- Theatrical release poster
- Sicilian: Iddu – L'ultimo padrino
- Directed by: Fabio Grassadonia Antonio Piazza
- Written by: Fabio Grassadonia; Antonio Piazza;
- Produced by: Nicola Giuliano; Francesca Cima; Carlotta Calori; Viola Prestieri;
- Starring: Toni Servillo; Elio Germano;
- Cinematography: Luca Bigazzi
- Edited by: Paola Freddi
- Music by: Colapesce
- Production companies: Indigo Film; Rai Cinema; Les Films du Losange;
- Distributed by: 01 Distribution (Italy); Les Films du Losange (France);
- Release dates: 5 September 2024 (Venice); 10 October 2024 (Italy); 16 April 2025 (France);
- Running time: 122 minutes
- Countries: Italy; France;
- Languages: Italian; Sicilian;
- Box office: $2.3 million

= Sicilian Letters =

2024 film by Fabio Grassadonia and Antonio Piazza

Sicilian Letters (Iddu – L'ultimo padrino) is a 2024 crime drama film written and directed by Fabio Grassadonia and Antonio Piazza. The film stars Elio Germano as Sicilian Mafia boss Matteo Messina Denaro and Toni Servillo as Catello, an operative in the Italian secret service.

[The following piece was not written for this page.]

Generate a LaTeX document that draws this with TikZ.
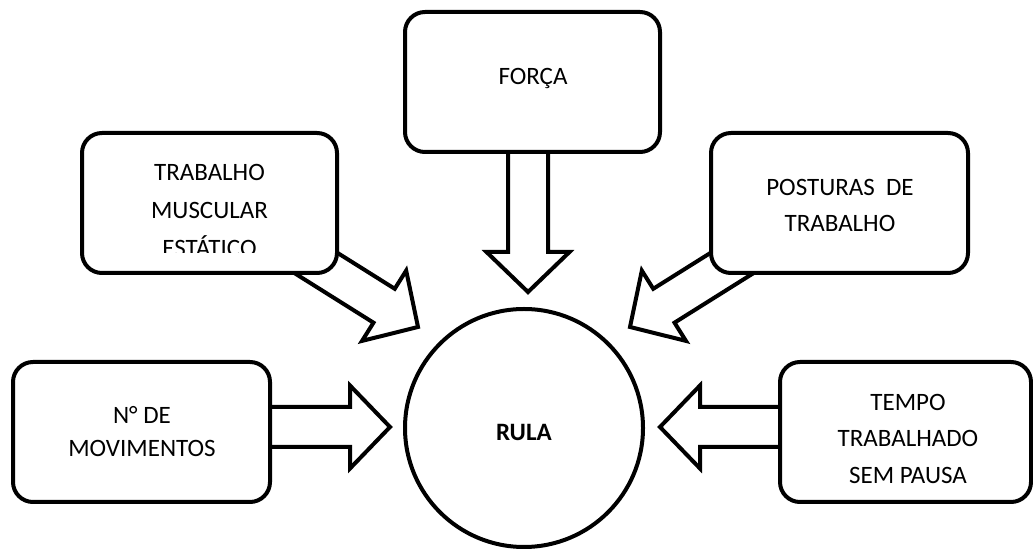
\documentclass[tikz,border=0pt]{standalone}
\usepackage{fontspec}
\setmainfont{Carlito}
\newcommand\blockarr[3]{%
  \begin{scope}[shift={(#1)}, rotate=#2]
    \draw[blockarrow] (0,0) -- (-40,41.5) -- (-40,20) -- (-#3,20) -- (-#3,-20) -- (-40,-20) -- (-40,-41.5) -- cycle;
  \end{scope}}
\begin{document}
\begin{tikzpicture}[x=1pt,y=1pt,
  box/.style={draw, line width=4pt, rounded corners=20pt, fill=white, inner sep=0pt, minimum height=140pt},
  lbl/.style={align=center, inner sep=0pt},
  blockarrow/.style={draw, line width=4pt, fill=white, line join=miter, miter limit=10},
]
\useasboundingbox (0,0) rectangle (1033,551);

% arrow tips
\coordinate (tipF) at (528,259);
\coordinate (tipUL) at (418,224);
\coordinate (tipUR) at (630,224);
\coordinate (tipL) at (390,124);
\coordinate (tipR) at (660,124);

% block arrows
\blockarr{tipF}{-90}{180}
\blockarr{tipUL}{-32.1}{150}
\blockarr{tipUR}{-147.9}{150}
\blockarr{tipL}{0}{150}
\blockarr{tipR}{180}{150}

% boxes
\node[box, minimum width=255pt] (forca) at (532.5,469) {};
\node[box, minimum width=255pt] (tme) at (209.5,348) {};
\node[box, minimum width=257pt] (post) at (839.5,348) {};
\node[box, minimum width=257pt] (nmov) at (141.5,119) {};
\node[box, minimum width=251pt] (tempo) at (905.5,119) {};
\node[draw, line width=4pt, circle, minimum size=238pt, inner sep=0pt, fill=white] (rula) at (524,123) {};

% texts
\node[lbl, font=\fontsize{25}{37}\selectfont] (tforca) at (533,473) {FORÇA};
\begin{scope}
  \clip (82,298) rectangle (337,420);
  \node[lbl, font=\fontsize{25}{38}\selectfont] (ttme) at (209.5,341) {TRABALHO\\MUSCULAR\\ESTÁTICO};
\end{scope}
\node[lbl, font=\fontsize{25}{36}\selectfont] (tpost) at (840,346) {POSTURAS\ \ DE\\TRABALHO};
\node[lbl, font=\fontsize{25}{33}\selectfont] (tnmov) at (142,119) {N° DE\\MOVIMENTOS};
\node[lbl, font=\fontsize{25}{36.5}\selectfont] (ttempo) at (908,112.5) {TEMPO\\TRABALHADO\\SEM PAUSA};
\node[lbl, font=\fontsize{25}{30}\selectfont\bfseries] (trula) at (rula.center) [yshift=-4pt] {RULA};
\end{tikzpicture}
\end{document}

The film premiered on 5 September 2024 at the 81st Venice International Film Festival, where it competed for the Golden Lion. It was released theatrically in Italy on 10 October 2024 by 01 Distribution and in France on 16 April 2025 by Les Films du Losange.

== Premise ==
In the early 2000s, the embattled politician Catello seeks to revive his career by helping the Secret Service track down the last known Cosa Nostra boss, Matteo Messina Denaro, whom Catello has known his entire life. The two begin corresponding via letters in a game of cat and mouse.

== Production==
Initially, the film had the working title Lettere a Catello ("Letters to Catello"), a title based on Salvatore Mugno's book about Messina Denaro Lettere a Svetonio. Grassadonia and Piazza worked for two years on the screenplay. The film was shot in the summer of 2023 in Trapani, Sciacca, Salemi and Selinunte.

== Release ==
Sicilian Letters premiered at the 81st Venice International Film Festival on 5 September 2024 as a main competition entry. The film was released theatrically in Italy on 10 October 2024 by 01 Distribution and in France on 16 April 2025 by Les Films du Losange.